▸ DATA SEGMENT:
+ + + + +

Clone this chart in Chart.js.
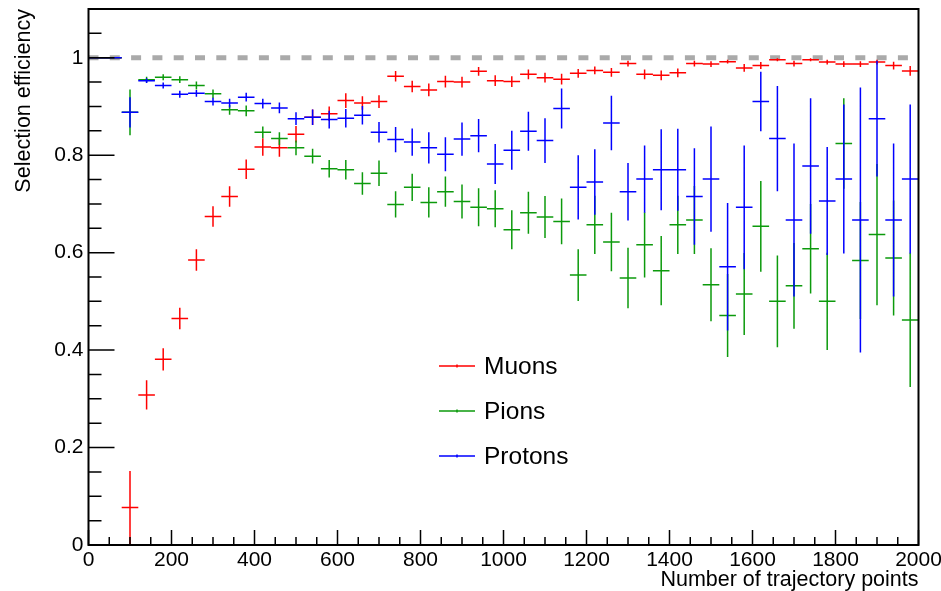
<!DOCTYPE html>
<html>
<head>
<meta charset="utf-8">
<script src="https://cdn.jsdelivr.net/npm/chart.js@4.4.1/dist/chart.umd.min.js"></script>
<style>
  html, body { margin: 0; padding: 0; background: #fff; }
</style>
</head>
<body>
<canvas id="eff" width="941" height="591"></canvas>
<script>
// 40-point bins from 0 to 2000
const binCenters = [
  20, 60, 100, 140, 180, 220, 260, 300, 340, 380,
  420, 460, 500, 540, 580, 620, 660, 700, 740, 780,
  820, 860, 900, 940, 980, 1020, 1060, 1100, 1140, 1180,
  1220, 1260, 1300, 1340, 1380, 1420, 1460, 1500, 1540, 1580,
  1620, 1660, 1700, 1740, 1780, 1820, 1860, 1900, 1940, 1980
];
const binHalfWidth = 20;

const muonEff = [
  1.0, 1.0, 0.077, 0.308, 0.381, 0.465, 0.585, 0.674, 0.715, 0.771,
  0.817, 0.815, 0.843, 0.878, 0.885, 0.912, 0.907, 0.910, 0.962, 0.941,
  0.934, 0.951, 0.950, 0.972, 0.953, 0.951, 0.966, 0.959, 0.956, 0.968,
  0.974, 0.970, 0.988, 0.966, 0.964, 0.969, 0.988, 0.987, 0.992, 0.979,
  0.984, 0.996, 0.988, 0.996, 0.991, 0.987, 0.987, 0.991, 0.984, 0.973
];
const muonErr = [
  0, 0, 0.075, 0.030, 0.023, 0.022, 0.022, 0.021, 0.021, 0.020,
  0.018, 0.018, 0.017, 0.016, 0.015, 0.015, 0.014, 0.013, 0.011, 0.012,
  0.013, 0.012, 0.011, 0.009, 0.011, 0.011, 0.010, 0.010, 0.011, 0.009,
  0.008, 0.009, 0.006, 0.010, 0.010, 0.009, 0.006, 0.006, 0.004, 0.008,
  0.007, 0.003, 0.006, 0.003, 0.005, 0.006, 0.006, 0.005, 0.008, 0.010
];

const pionEff = [
  1.0, 1.0, 0.888, 0.955, 0.960, 0.955, 0.943, 0.926, 0.893, 0.891,
  0.847, 0.834, 0.815, 0.798, 0.772, 0.770, 0.742, 0.763, 0.699, 0.734,
  0.703, 0.725, 0.705, 0.693, 0.690, 0.647, 0.682, 0.673, 0.664, 0.554,
  0.657, 0.622, 0.548, 0.616, 0.563, 0.657, 0.667, 0.534, 0.471, 0.515,
  0.654, 0.500, 0.532, 0.608, 0.500, 0.824, 0.584, 0.637, 0.589, 0.462
];
const pionErr = [
  0, 0, 0.047, 0.006, 0.006, 0.007, 0.008, 0.009, 0.010, 0.011,
  0.012, 0.013, 0.015, 0.015, 0.018, 0.020, 0.023, 0.026, 0.027, 0.028,
  0.031, 0.031, 0.035, 0.039, 0.038, 0.040, 0.043, 0.043, 0.047, 0.053,
  0.060, 0.060, 0.062, 0.067, 0.071, 0.060, 0.070, 0.075, 0.085, 0.084,
  0.093, 0.094, 0.088, 0.092, 0.100, 0.093, 0.120, 0.145, 0.118, 0.138
];

const protonEff = [
  1.0, 1.0, 0.888, 0.953, 0.943, 0.925, 0.927, 0.910, 0.907, 0.919,
  0.906, 0.897, 0.875, 0.878, 0.873, 0.876, 0.882, 0.847, 0.832, 0.827,
  0.815, 0.802, 0.833, 0.840, 0.782, 0.810, 0.849, 0.830, 0.896, 0.734,
  0.745, 0.866, 0.725, 0.751, 0.770, 0.770, 0.715, 0.751, 0.571, 0.693,
  0.910, 0.834, 0.667, 0.778, 0.706, 0.751, 0.667, 0.875, 0.667, 0.751
];
const protonErr = [
  0, 0, 0.031, 0.005, 0.006, 0.007, 0.007, 0.008, 0.009, 0.009,
  0.010, 0.011, 0.013, 0.016, 0.018, 0.019, 0.019, 0.021, 0.026, 0.028,
  0.032, 0.035, 0.034, 0.034, 0.041, 0.040, 0.040, 0.046, 0.041, 0.066,
  0.067, 0.056, 0.059, 0.069, 0.083, 0.084, 0.099, 0.108, 0.131, 0.127,
  0.061, 0.108, 0.157, 0.139, 0.111, 0.153, 0.272, 0.119, 0.157, 0.153
];

const xTicks = [0, 200, 400, 600, 800, 1000, 1200, 1400, 1600, 1800, 2000];
const xTickLabels = ['0', '200', '400', '600', '800', '1000', '1200', '1400', '1600', '1800', '2000'];
const yTicks = [0, 0.2, 0.4, 0.6, 0.8, 1];
const yTickLabels = ['0', '0.2', '0.4', '0.6', '0.8', '1'];

const FONT = "'Liberation Sans', Arial, Helvetica, sans-serif";

function toPoints(values) {
  return values.map((v, i) => ({ x: binCenters[i], y: v }));
}

// horizontal bar = bin width, vertical bar = error, like a ROOT "E" draw
const errorBars = {
  id: 'errorBars',
  afterDatasetsDraw(chart) {
    const { ctx, scales: { x, y } } = chart;
    ctx.save();
    ctx.lineWidth = 1.5;
    chart.data.datasets.forEach((ds) => {
      if (!ds.errors) return;
      ctx.strokeStyle = ds.borderColor;
      ctx.beginPath();
      ds.data.forEach((p, i) => {
        const px = x.getPixelForValue(p.x);
        const py = y.getPixelForValue(p.y);
        ctx.moveTo(x.getPixelForValue(p.x - binHalfWidth), py);
        ctx.lineTo(x.getPixelForValue(p.x + binHalfWidth), py);
        const e = ds.errors[i];
        if (e > 0) {
          ctx.moveTo(px, y.getPixelForValue(Math.min(1, p.y + e)));
          ctx.lineTo(px, y.getPixelForValue(Math.max(0, p.y - e)));
        }
      });
      ctx.stroke();
    });
    ctx.restore();
  }
};

// box around the pad with inward ticks on the bottom and left axes
const frame = {
  id: 'frame',
  afterDraw(chart) {
    const { ctx, chartArea: a, scales: { x, y } } = chart;
    ctx.save();
    ctx.strokeStyle = '#000';
    ctx.lineWidth = 1.5;
    ctx.beginPath();
    for (let v = 0; v <= 2000; v += 50) {
      const px = x.getPixelForValue(v);
      const len = v % 200 === 0 ? 15 : 8;
      ctx.moveTo(px, a.bottom);
      ctx.lineTo(px, a.bottom - len);
    }
    for (let k = 0; k <= 22; k++) {
      const v = k * 0.05;
      const py = y.getPixelForValue(v);
      const len = k % 4 === 0 ? 26 : 13;
      ctx.moveTo(a.left, py);
      ctx.lineTo(a.left + len, py);
    }
    ctx.stroke();
    ctx.lineWidth = 2;
    ctx.strokeRect(a.left, a.top, a.right - a.left, a.bottom - a.top);

    // legend
    const entries = chart.data.datasets.filter(ds => ds.errors);
    ctx.font = '24.5px ' + FONT;
    ctx.textBaseline = 'middle';
    ctx.fillStyle = '#000';
    entries.forEach((ds, i) => {
      const ly = 366 + i * 45;
      ctx.strokeStyle = ds.borderColor;
      ctx.lineWidth = 1.5;
      ctx.beginPath();
      ctx.moveTo(439, ly);
      ctx.lineTo(475, ly);
      ctx.moveTo(457, ly - 1.5);
      ctx.lineTo(457, ly + 1.5);
      ctx.stroke();
      ctx.fillText(ds.label, 484, ly + 1);
    });
    ctx.restore();
  }
};

new Chart(document.getElementById('eff'), {
  type: 'scatter',
  data: {
    datasets: [
      { label: 'Muons', data: toPoints(muonEff), errors: muonErr, borderColor: '#ff0000', backgroundColor: '#ff0000', pointRadius: 0, showLine: false },
      { label: 'Pions', data: toPoints(pionEff), errors: pionErr, borderColor: '#0c9a0c', backgroundColor: '#0c9a0c', pointRadius: 0, showLine: false },
      { label: 'Protons', data: toPoints(protonEff), errors: protonErr, borderColor: '#0000ff', backgroundColor: '#0000ff', pointRadius: 0, showLine: false },
      {
        label: 'unity', type: 'line', data: [{ x: 0, y: 1 }, { x: 2000, y: 1 }],
        borderColor: '#aaaaaa', borderWidth: 5, borderDash: [10, 11.3],
        pointRadius: 0, order: 10
      }
    ]
  },
  options: {
    responsive: false,
    animation: false,
    devicePixelRatio: 1,
    layout: { padding: { left: 0, top: 9, right: 22.5, bottom: 0 } },
    plugins: { legend: { display: false }, tooltip: { enabled: false } },
    scales: {
      x: {
        type: 'linear', min: 0, max: 2000,
        grid: { display: false, drawTicks: false },
        border: { display: false },
        afterBuildTicks: s => { s.ticks = xTicks.map(v => ({ value: v })); },
        ticks: { color: '#000', font: { family: FONT, size: 21 }, padding: 3, maxRotation: 0, autoSkip: false, callback: (v, i) => xTickLabels[i] },
        title: { display: true, text: 'Number of trajectory points', align: 'end', color: '#000', font: { family: FONT, size: 21.5 }, padding: { top: 0, bottom: -2 } },
        afterFit: s => { s.height = 46; s.paddingLeft = 0; s.paddingRight = 0; }
      },
      y: {
        type: 'linear', min: 0, max: 1.1,
        grid: { display: false, drawTicks: false },
        border: { display: false },
        afterBuildTicks: s => { s.ticks = yTicks.map(v => ({ value: v })); },
        ticks: { color: '#000', font: { family: FONT, size: 21 }, padding: 5, callback: (v, i) => yTickLabels[i] },
        title: { display: true, text: 'Selection efficiency', align: 'end', color: '#000', font: { family: FONT, size: 21.5 }, padding: { top: 11 } },
        afterFit: s => { s.width = 88.5; s.paddingTop = 0; s.paddingBottom = 0; }
      }
    }
  },
  plugins: [errorBars, frame]
});
</script>
</body>
</html>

+ + + + +

▸ WRITTEN REQUEST:
From the first line above down to the line with "const binHalfWidth = 20;", reproduce every line and no others, omitting pictures.

▸ FINAL RESULT:
Clone this chart in Chart.js.
<!DOCTYPE html>
<html>
<head>
<meta charset="utf-8">
<script src="https://cdn.jsdelivr.net/npm/chart.js@4.4.1/dist/chart.umd.min.js"></script>
<style>
  html, body { margin: 0; padding: 0; background: #fff; }
</style>
</head>
<body>
<canvas id="eff" width="941" height="591"></canvas>
<script>
// 40-point bins from 0 to 2000
const binCenters = [
  20, 60, 100, 140, 180, 220, 260, 300, 340, 380,
  420, 460, 500, 540, 580, 620, 660, 700, 740, 780,
  820, 860, 900, 940, 980, 1020, 1060, 1100, 1140, 1180,
  1220, 1260, 1300, 1340, 1380, 1420, 1460, 1500, 1540, 1580,
  1620, 1660, 1700, 1740, 1780, 1820, 1860, 1900, 1940, 1980
];
const binHalfWidth = 20;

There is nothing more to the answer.